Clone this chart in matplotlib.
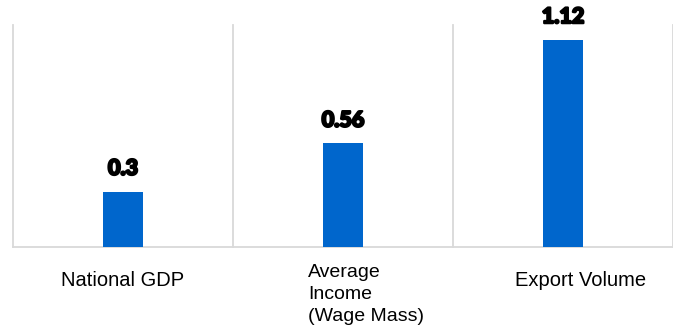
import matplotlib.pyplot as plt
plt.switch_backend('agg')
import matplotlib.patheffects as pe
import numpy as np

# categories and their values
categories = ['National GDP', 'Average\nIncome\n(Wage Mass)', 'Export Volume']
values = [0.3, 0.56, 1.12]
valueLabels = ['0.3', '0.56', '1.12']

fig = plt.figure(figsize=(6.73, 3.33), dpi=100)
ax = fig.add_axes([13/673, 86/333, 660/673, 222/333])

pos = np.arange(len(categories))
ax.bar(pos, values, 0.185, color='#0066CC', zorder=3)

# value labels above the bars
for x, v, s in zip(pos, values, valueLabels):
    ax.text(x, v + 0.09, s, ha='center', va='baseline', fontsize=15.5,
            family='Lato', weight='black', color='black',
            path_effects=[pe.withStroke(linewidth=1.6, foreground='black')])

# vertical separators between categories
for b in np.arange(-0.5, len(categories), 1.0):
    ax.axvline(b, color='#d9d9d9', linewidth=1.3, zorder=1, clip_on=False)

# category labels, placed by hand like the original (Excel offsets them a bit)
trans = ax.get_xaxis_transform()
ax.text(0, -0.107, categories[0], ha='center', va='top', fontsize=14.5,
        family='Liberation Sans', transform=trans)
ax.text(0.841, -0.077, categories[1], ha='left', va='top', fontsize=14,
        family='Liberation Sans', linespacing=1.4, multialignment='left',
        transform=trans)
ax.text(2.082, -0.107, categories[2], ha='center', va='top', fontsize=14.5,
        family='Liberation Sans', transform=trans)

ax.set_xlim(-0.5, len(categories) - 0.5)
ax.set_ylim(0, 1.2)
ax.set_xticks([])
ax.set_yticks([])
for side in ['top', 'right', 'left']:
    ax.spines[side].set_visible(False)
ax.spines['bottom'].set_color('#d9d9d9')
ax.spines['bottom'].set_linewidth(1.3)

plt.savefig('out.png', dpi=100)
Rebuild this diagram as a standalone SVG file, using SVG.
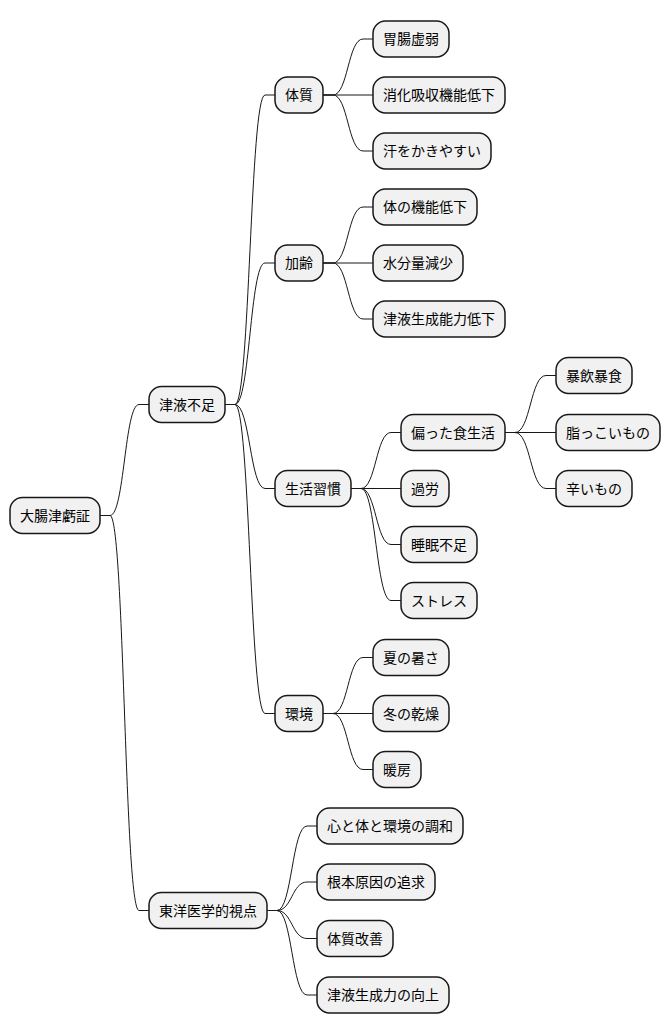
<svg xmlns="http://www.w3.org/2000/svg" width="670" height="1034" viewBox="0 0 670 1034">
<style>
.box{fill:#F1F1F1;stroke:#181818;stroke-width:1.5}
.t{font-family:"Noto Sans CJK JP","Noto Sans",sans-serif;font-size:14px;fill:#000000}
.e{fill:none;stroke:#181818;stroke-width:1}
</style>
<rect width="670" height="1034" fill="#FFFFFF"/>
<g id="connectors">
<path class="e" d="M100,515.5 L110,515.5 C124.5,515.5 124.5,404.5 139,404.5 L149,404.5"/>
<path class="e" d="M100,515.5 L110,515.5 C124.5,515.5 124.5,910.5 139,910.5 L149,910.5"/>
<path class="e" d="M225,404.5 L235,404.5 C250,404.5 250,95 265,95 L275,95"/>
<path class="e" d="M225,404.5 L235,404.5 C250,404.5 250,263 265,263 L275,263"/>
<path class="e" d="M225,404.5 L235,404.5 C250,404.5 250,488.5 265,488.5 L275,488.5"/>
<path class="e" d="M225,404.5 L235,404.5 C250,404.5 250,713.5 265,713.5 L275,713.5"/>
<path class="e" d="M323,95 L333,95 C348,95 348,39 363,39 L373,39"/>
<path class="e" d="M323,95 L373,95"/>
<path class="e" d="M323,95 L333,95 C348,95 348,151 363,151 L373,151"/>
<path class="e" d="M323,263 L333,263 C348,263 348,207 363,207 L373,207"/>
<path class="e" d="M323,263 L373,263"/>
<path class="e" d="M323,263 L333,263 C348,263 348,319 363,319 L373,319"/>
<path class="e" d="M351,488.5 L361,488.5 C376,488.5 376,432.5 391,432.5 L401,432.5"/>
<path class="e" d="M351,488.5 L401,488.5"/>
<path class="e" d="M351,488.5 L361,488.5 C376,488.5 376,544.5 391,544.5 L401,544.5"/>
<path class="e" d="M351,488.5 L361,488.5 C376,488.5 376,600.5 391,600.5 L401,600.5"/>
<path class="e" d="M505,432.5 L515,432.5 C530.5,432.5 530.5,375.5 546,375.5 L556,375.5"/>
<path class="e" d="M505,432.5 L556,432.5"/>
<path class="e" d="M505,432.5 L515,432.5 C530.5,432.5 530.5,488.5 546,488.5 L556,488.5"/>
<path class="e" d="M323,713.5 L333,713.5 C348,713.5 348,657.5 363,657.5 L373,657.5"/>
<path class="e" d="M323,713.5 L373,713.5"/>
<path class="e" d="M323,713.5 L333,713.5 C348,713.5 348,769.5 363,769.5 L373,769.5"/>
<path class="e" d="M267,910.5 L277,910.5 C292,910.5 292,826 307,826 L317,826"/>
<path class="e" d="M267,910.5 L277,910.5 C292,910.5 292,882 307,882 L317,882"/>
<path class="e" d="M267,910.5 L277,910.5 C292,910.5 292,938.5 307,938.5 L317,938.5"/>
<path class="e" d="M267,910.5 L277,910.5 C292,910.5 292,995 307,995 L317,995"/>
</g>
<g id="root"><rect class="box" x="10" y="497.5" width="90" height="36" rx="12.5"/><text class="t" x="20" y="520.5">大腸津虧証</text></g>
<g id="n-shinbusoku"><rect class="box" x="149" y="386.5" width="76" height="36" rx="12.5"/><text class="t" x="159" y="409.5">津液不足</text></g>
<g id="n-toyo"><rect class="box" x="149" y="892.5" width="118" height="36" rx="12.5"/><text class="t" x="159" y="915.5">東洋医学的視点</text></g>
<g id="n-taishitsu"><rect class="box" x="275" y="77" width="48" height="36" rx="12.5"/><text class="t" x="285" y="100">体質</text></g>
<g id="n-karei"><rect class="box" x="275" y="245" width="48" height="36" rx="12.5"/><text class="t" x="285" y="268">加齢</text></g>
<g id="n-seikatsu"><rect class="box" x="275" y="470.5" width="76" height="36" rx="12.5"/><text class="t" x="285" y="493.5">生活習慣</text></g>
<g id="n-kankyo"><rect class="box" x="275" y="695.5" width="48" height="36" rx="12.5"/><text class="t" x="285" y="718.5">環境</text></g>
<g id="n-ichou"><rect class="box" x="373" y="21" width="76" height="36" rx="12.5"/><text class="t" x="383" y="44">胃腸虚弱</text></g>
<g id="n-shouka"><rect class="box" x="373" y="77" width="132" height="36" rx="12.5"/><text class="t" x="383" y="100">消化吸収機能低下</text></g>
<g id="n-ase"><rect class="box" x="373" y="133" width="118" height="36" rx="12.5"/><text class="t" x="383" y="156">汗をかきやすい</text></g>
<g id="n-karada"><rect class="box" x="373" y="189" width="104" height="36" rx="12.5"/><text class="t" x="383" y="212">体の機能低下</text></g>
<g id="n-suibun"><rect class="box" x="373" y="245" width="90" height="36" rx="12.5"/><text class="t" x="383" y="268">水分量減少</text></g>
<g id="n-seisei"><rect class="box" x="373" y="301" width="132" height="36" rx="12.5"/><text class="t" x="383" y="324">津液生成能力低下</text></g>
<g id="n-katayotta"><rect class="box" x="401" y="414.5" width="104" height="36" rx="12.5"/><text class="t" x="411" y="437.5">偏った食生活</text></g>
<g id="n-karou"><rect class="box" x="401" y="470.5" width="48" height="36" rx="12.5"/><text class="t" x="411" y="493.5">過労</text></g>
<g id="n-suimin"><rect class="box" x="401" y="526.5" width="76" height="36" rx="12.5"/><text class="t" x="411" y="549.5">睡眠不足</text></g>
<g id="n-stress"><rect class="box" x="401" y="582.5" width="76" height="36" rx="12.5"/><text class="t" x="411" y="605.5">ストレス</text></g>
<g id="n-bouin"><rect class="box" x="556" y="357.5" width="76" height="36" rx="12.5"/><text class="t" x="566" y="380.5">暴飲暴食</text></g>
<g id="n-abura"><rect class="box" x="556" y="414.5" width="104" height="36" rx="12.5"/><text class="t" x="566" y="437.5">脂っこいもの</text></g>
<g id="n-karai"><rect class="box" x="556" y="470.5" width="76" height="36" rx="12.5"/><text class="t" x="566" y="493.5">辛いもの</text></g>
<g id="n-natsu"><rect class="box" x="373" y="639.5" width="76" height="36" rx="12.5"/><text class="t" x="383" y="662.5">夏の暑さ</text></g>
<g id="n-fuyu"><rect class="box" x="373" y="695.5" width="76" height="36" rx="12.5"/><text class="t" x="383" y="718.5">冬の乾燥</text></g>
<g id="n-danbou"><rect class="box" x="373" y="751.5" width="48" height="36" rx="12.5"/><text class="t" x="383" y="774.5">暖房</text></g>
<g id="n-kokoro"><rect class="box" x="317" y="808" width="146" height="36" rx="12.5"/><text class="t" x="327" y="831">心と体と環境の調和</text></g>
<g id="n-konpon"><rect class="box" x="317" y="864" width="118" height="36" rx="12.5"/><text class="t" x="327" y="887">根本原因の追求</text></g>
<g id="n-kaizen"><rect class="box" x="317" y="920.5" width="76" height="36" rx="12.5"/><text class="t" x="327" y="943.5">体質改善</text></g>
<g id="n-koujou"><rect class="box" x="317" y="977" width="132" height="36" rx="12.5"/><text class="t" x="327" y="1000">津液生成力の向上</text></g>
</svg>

■ Goal
The images in the entries above should be left out; please reproduce exactly the lines from the first through the one containing "valueLabels = ['0.3', '0.56', '1.12']".

■ Expected output
Clone this chart in matplotlib.
import matplotlib.pyplot as plt
plt.switch_backend('agg')
import matplotlib.patheffects as pe
import numpy as np

# categories and their values
categories = ['National GDP', 'Average\nIncome\n(Wage Mass)', 'Export Volume']
values = [0.3, 0.56, 1.12]
valueLabels = ['0.3', '0.56', '1.12']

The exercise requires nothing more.